Bruno Puelles
nos presenta una original historia protagonizada por tres personajes nada
habituales en el género de aventuras. Se trata de un trío de convencidos
conspiranoicos, ya se sabe ese grupo cada vez más ruidoso formado por gente que
se cree las teorías más descabelladas que pululan por las redes sociales.
Convencidos de que la Tierra es plana deciden emprender un viaje a la Antártida
con el objetivo de obtener pruebas indiscutibles de que la NASA nos tiene engañados
(no se sabe muy con qué fin). Se trata de una misión con fines altruistas, el
de abrir los ojos a nuestro adocenado mundo. La puerta del fin del mundo
narra primero la preparación de ese viaje, que en un primero momento parece
destinado al fracaso, para continuar luego con las desventuras y peripecias
propias de la travesía por esas tierras indómitas.
En estos
tiempos de turismo masificado en los que cualquiera que disponga del
suficiente dinero puede llegar al lugar
más recóndito del mundo, las aventuras y los viajes de exploración llevados a
cabo por James Cook en el pacífico, la vuelta al mundo de Juan Sebastián
Elcano, la búsqueda de las fuentes del Nilo por Richard Francis Burton o los
intentos por llegar al polo sur parecen
pan comido y despiertan si acaso la nostalgia por un pasado en el que aún había
mucho por descubrir en la Tierra. Ahora que cada rincón del mundo está
explorado, lo único que le queda a toda esa legión creciente de individuos
deseosos de emular las hazañas de Amundsen o de Magallanes es subir el Everest
en chancletas con un piercing en el culo o cruzar el Pacifico en velomar. La
otra alternativa es la que emprenden estos desdichados individuos imaginados
por Puelles empeñados en demostrar al mundo que vivimos una mentira pergeñada
por nuestros gobiernos, por la ciencia y por los educadores.
Los tres
protagonistas tienen la teoría de que la tierra está circundada por un muro de
hielo localizado en el Antártico. El autor podría haberse cebado con estos
sujetos, que a todas luces resultan patéticos, pero prefiere mirarlos con
cierta ternura sobre todo en la, desde mi punto de vista, discutible parte
final del libro. En su favor se puede decir que sus teorías no son mucho más
disparatadas que las que promulgan la mayoría de las religiones, que por muy
asumidas que estén por gran parte de la población y que por mucho que se hayan
incorporado a nuestra cotidianidad son igual de disparatadas. En efecto, hay
gente que todavía hoy en día cree en el infierno, en los milagros, en la transmigración
de las almas y en el Espíritu Santo. La diferencia entre las ideas de unos y
otros es que las que promulgan las religiones muchas veces escapan a la ciencia
mientras que las de los conspiranoicos son fáciles de rebatir.
La novela se
cuenta a través de los diarios de diferentes personajes, por ejemplo el del
capitán de uno de los barcos que los lleva por esos mares glaciares, pero sobre
todo a través del diario de Lana Duning Kruger, una de los integrantes de la
expedición y ferviente antivacunas. También encontraremos podcasts,
entrevistas, correos electrónicos y mensajes de audio enviados por internet, en
fin, una especie de puesta al día de la forma en que los buques se comunicaban
en el pasado con tierra. Algo parecido a lo que hizo Manuel Moyano en otra
novela de aventuras situada en países remotos, El imperio Yegorov. En
ella el escritor llevaba esto a su máximo extremo y se valía todo tipo de
documentos, diarios, cartas, informes detectivescos e incluso la nota
preliminar y los agradecimientos finales para su relato.

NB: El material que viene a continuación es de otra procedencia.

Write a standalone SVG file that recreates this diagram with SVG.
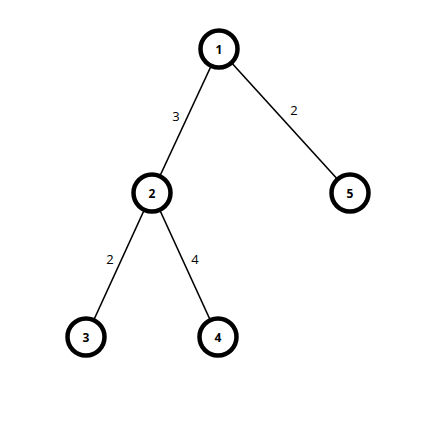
<svg xmlns="http://www.w3.org/2000/svg" width="437" height="437" viewBox="0 0 437 437">
<style>
.node circle{fill:#fff;stroke:#000;stroke-width:4.5}
.node text{font-family:"Open Sans","DejaVu Sans",sans-serif;font-size:12px;font-weight:bold;text-anchor:middle;dominant-baseline:central;fill:#000}
.edges line{stroke:#000;stroke-width:1.6}
.edges text{font-family:"Open Sans","DejaVu Sans",sans-serif;font-size:13px;text-anchor:middle;dominant-baseline:central;fill:#000}
</style>
<rect width="437" height="437" fill="#fff"/>
<g class="edges">
<line x1="219" y1="49" x2="152" y2="193"/>
<line x1="219" y1="49" x2="350" y2="193"/>
<line x1="152" y1="193" x2="86" y2="337"/>
<line x1="152" y1="193" x2="218" y2="337"/>
<text x="176" y="116">3</text>
<text x="294" y="110">2</text>
<text x="110" y="259">2</text>
<text x="195" y="259">4</text>
</g>
<g id="node1" class="node"><circle cx="219" cy="49" r="18.5"/><text x="219" y="49">1</text></g>
<g id="node2" class="node"><circle cx="152" cy="193" r="18.5"/><text x="152" y="193">2</text></g>
<g id="node5" class="node"><circle cx="350" cy="193" r="18.5"/><text x="350" y="193">5</text></g>
<g id="node3" class="node"><circle cx="86" cy="337" r="18.5"/><text x="86" y="337">3</text></g>
<g id="node4" class="node"><circle cx="218" cy="337" r="18.5"/><text x="218" y="337">4</text></g>
</svg>
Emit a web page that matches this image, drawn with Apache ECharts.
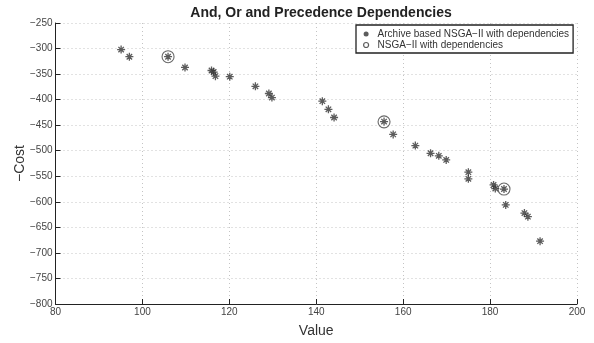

La puerta del fin del mundo no es sólo una entretenida aventura que homenajea a los grandes clásicos de aventuras, es también el retrato de la absurda época en que vivimos; una época que carece de grandes ideales, contradictoria puesto que al mismo tiempo que la tecnología se ha introducido en nuestra cotidianidad muchos de los que la utilizan ponen en entredicho la ciencia; una época de estupidez incomprensible en la que a pesar de que todo el mundo ha pasado por la escuela se da pábulo a las mayores idioteces. La novela se lee de un tirón y su único defecto es que sabe a poco.